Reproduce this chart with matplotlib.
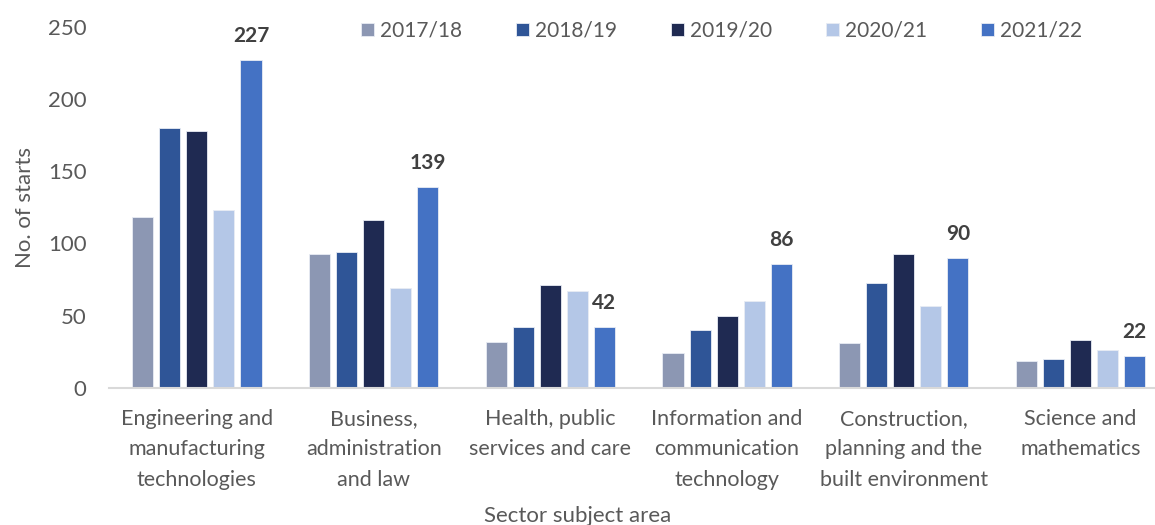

◇ ◇ ◇ ◇ ◇

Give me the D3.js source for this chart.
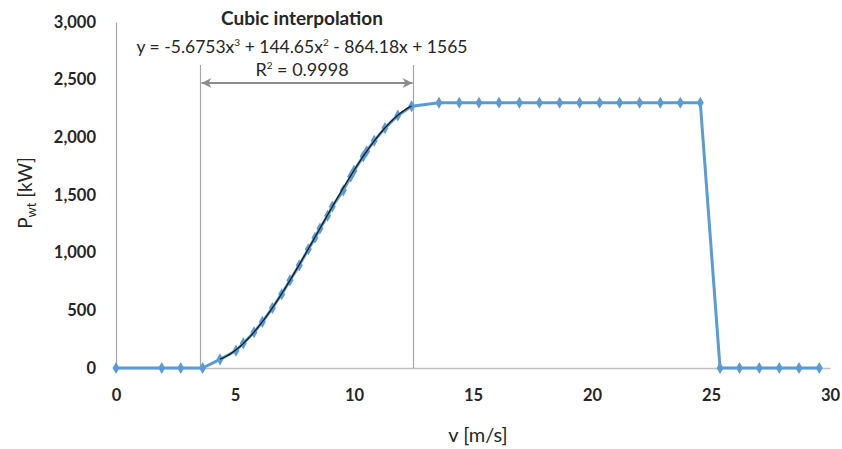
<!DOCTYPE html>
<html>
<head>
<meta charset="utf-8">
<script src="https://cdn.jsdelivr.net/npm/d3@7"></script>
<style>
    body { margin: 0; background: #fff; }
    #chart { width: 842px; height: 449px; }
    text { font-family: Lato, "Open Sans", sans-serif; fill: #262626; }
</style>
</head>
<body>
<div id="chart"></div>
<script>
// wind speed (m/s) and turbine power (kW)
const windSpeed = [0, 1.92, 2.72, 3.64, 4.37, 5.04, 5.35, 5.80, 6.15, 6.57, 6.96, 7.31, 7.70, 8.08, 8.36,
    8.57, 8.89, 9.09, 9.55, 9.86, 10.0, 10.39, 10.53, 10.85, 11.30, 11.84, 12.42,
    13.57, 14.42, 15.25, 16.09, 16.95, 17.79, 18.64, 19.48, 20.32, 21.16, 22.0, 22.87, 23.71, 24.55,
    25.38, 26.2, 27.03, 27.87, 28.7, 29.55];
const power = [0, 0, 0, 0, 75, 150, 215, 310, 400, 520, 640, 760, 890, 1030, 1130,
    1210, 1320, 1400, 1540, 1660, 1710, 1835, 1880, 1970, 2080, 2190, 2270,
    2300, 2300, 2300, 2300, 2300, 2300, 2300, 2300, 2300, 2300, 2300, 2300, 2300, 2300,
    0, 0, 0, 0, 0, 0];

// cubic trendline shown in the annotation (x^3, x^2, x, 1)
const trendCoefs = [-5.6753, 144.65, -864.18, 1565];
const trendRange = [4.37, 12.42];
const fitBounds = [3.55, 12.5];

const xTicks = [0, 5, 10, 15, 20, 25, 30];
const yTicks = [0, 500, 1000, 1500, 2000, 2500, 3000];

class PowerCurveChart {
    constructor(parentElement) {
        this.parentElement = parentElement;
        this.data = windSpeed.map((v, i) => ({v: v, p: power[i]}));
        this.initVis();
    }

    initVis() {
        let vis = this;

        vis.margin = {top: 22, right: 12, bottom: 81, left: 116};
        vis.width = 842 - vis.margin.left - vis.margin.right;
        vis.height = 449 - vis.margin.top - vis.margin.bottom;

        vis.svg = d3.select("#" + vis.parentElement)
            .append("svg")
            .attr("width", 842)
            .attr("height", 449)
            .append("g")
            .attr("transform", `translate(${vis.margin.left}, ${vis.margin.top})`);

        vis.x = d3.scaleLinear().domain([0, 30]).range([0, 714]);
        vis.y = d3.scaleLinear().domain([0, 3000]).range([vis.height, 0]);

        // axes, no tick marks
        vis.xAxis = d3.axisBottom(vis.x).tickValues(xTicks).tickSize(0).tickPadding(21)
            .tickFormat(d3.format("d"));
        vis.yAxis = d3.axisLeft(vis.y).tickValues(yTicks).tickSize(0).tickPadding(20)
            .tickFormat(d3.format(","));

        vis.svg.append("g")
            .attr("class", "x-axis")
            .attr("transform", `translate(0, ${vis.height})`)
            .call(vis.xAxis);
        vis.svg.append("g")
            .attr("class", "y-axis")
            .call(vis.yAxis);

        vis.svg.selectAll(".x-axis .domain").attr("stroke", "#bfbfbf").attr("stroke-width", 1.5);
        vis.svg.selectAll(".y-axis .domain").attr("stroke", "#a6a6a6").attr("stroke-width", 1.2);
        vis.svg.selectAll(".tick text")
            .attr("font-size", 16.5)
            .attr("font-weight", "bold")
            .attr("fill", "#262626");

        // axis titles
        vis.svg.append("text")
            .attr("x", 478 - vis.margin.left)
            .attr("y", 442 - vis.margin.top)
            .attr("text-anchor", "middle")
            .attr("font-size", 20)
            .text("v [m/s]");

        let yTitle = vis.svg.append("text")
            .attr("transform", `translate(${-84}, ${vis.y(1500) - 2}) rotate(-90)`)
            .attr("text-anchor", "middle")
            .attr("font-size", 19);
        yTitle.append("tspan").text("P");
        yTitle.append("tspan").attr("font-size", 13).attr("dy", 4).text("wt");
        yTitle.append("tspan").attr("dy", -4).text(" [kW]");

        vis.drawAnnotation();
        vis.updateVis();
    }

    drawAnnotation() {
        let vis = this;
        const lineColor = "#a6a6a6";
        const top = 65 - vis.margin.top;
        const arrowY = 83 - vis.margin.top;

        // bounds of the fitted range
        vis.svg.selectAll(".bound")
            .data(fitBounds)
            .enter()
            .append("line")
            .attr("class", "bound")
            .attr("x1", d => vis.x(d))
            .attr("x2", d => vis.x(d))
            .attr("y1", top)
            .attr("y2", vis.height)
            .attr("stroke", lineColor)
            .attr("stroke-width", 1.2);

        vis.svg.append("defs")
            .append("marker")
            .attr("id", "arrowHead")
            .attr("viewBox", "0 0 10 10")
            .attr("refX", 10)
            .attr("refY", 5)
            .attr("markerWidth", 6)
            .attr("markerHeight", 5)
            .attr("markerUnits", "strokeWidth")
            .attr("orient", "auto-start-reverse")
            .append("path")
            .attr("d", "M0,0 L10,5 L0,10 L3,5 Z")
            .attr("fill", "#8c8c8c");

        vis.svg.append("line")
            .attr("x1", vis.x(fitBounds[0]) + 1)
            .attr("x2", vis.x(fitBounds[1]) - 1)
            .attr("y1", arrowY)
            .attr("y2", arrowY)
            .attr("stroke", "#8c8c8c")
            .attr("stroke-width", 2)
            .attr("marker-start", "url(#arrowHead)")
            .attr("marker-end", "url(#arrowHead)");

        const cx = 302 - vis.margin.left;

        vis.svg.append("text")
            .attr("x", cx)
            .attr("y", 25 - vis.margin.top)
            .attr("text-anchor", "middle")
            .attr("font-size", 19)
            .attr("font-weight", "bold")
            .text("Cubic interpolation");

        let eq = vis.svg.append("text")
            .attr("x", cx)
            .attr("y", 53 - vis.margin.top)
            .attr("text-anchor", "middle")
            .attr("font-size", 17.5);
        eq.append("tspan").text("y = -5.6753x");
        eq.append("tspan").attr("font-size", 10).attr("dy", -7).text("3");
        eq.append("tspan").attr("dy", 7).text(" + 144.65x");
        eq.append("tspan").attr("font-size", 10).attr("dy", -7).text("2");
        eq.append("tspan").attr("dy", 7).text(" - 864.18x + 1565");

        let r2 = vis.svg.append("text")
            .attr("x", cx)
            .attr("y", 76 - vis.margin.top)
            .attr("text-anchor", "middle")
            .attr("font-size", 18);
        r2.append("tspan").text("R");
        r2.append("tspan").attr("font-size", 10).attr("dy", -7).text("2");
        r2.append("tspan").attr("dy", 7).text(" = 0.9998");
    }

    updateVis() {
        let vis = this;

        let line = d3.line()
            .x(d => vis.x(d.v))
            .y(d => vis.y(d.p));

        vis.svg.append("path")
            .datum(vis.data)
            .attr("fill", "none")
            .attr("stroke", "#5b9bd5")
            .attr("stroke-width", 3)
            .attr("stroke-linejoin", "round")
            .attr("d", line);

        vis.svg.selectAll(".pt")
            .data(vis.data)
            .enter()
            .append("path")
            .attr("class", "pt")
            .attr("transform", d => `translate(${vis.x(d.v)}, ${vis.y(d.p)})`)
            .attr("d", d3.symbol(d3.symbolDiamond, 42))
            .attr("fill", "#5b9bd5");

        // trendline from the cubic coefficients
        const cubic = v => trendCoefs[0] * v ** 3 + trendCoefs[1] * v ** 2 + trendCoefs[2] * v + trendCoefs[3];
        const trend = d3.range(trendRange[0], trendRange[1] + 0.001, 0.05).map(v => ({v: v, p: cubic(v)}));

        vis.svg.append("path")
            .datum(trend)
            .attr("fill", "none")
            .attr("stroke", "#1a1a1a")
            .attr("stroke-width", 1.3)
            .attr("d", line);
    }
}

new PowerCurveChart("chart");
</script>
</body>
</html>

◇ ◇ ◇ ◇ ◇

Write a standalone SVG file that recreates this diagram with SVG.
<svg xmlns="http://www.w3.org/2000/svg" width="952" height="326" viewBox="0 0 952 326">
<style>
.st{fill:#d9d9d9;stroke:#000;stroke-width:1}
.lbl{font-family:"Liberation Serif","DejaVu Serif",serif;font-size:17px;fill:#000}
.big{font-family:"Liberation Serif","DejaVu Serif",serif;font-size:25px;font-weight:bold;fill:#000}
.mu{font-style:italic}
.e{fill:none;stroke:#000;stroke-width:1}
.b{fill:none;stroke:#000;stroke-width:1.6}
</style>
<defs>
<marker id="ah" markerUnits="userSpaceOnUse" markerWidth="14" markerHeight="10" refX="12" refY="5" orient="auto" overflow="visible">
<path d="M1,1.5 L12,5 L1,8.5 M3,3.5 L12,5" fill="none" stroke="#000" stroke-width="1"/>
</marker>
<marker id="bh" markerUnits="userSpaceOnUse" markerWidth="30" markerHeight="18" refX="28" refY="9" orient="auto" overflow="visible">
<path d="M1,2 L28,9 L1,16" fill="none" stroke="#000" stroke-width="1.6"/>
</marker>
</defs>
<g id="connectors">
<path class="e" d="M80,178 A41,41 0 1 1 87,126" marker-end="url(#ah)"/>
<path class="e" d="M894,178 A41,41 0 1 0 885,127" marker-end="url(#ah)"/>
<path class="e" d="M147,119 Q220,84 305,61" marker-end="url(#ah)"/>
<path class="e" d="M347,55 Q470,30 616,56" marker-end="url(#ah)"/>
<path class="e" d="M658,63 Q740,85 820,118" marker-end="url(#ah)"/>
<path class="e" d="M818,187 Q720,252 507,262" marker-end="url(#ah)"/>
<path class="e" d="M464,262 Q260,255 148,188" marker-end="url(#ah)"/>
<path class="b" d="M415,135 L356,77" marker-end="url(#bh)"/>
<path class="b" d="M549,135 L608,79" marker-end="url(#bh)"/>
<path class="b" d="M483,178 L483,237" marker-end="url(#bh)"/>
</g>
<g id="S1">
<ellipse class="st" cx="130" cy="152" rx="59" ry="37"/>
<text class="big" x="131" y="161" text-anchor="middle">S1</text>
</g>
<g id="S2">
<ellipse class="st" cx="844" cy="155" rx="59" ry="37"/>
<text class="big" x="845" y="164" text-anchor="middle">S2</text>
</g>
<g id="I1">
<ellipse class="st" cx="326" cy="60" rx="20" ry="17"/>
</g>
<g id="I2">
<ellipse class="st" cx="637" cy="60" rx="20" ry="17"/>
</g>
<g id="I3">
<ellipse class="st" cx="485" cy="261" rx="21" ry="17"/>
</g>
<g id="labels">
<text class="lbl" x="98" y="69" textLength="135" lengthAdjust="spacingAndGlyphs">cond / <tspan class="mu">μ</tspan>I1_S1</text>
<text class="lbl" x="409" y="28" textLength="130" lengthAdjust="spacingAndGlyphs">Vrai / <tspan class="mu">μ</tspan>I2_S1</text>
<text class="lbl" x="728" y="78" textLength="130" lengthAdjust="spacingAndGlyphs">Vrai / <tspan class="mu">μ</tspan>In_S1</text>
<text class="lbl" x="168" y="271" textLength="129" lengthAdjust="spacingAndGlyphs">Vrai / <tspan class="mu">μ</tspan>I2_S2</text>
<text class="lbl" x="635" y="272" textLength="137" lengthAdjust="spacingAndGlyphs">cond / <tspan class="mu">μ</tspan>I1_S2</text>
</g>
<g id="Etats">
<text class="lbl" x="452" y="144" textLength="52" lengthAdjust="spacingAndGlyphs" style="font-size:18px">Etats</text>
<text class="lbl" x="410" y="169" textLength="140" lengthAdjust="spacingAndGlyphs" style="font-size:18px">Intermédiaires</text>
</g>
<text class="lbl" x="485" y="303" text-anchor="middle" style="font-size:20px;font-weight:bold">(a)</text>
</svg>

◇ ◇ ◇ ◇ ◇

■ EXERCISE AIM:
The copy should hold exactly the lines from the line with "Give me the D3.js source for this chart." to the line with "d3.scaleLinear().domain([0, 3000]).range([vis.height, 0]);", both ends in, set down without any pictures and with nothing added.

■ OUTPUT OF THE TASK:
Give me the D3.js source for this chart.
<!DOCTYPE html>
<html>
<head>
<meta charset="utf-8">
<script src="https://cdn.jsdelivr.net/npm/d3@7"></script>
<style>
    body { margin: 0; background: #fff; }
    #chart { width: 842px; height: 449px; }
    text { font-family: Lato, "Open Sans", sans-serif; fill: #262626; }
</style>
</head>
<body>
<div id="chart"></div>
<script>
// wind speed (m/s) and turbine power (kW)
const windSpeed = [0, 1.92, 2.72, 3.64, 4.37, 5.04, 5.35, 5.80, 6.15, 6.57, 6.96, 7.31, 7.70, 8.08, 8.36,
    8.57, 8.89, 9.09, 9.55, 9.86, 10.0, 10.39, 10.53, 10.85, 11.30, 11.84, 12.42,
    13.57, 14.42, 15.25, 16.09, 16.95, 17.79, 18.64, 19.48, 20.32, 21.16, 22.0, 22.87, 23.71, 24.55,
    25.38, 26.2, 27.03, 27.87, 28.7, 29.55];
const power = [0, 0, 0, 0, 75, 150, 215, 310, 400, 520, 640, 760, 890, 1030, 1130,
    1210, 1320, 1400, 1540, 1660, 1710, 1835, 1880, 1970, 2080, 2190, 2270,
    2300, 2300, 2300, 2300, 2300, 2300, 2300, 2300, 2300, 2300, 2300, 2300, 2300, 2300,
    0, 0, 0, 0, 0, 0];

// cubic trendline shown in the annotation (x^3, x^2, x, 1)
const trendCoefs = [-5.6753, 144.65, -864.18, 1565];
const trendRange = [4.37, 12.42];
const fitBounds = [3.55, 12.5];

const xTicks = [0, 5, 10, 15, 20, 25, 30];
const yTicks = [0, 500, 1000, 1500, 2000, 2500, 3000];

class PowerCurveChart {
    constructor(parentElement) {
        this.parentElement = parentElement;
        this.data = windSpeed.map((v, i) => ({v: v, p: power[i]}));
        this.initVis();
    }

    initVis() {
        let vis = this;

        vis.margin = {top: 22, right: 12, bottom: 81, left: 116};
        vis.width = 842 - vis.margin.left - vis.margin.right;
        vis.height = 449 - vis.margin.top - vis.margin.bottom;

        vis.svg = d3.select("#" + vis.parentElement)
            .append("svg")
            .attr("width", 842)
            .attr("height", 449)
            .append("g")
            .attr("transform", `translate(${vis.margin.left}, ${vis.margin.top})`);

        vis.x = d3.scaleLinear().domain([0, 30]).range([0, 714]);
        vis.y = d3.scaleLinear().domain([0, 3000]).range([vis.height, 0]);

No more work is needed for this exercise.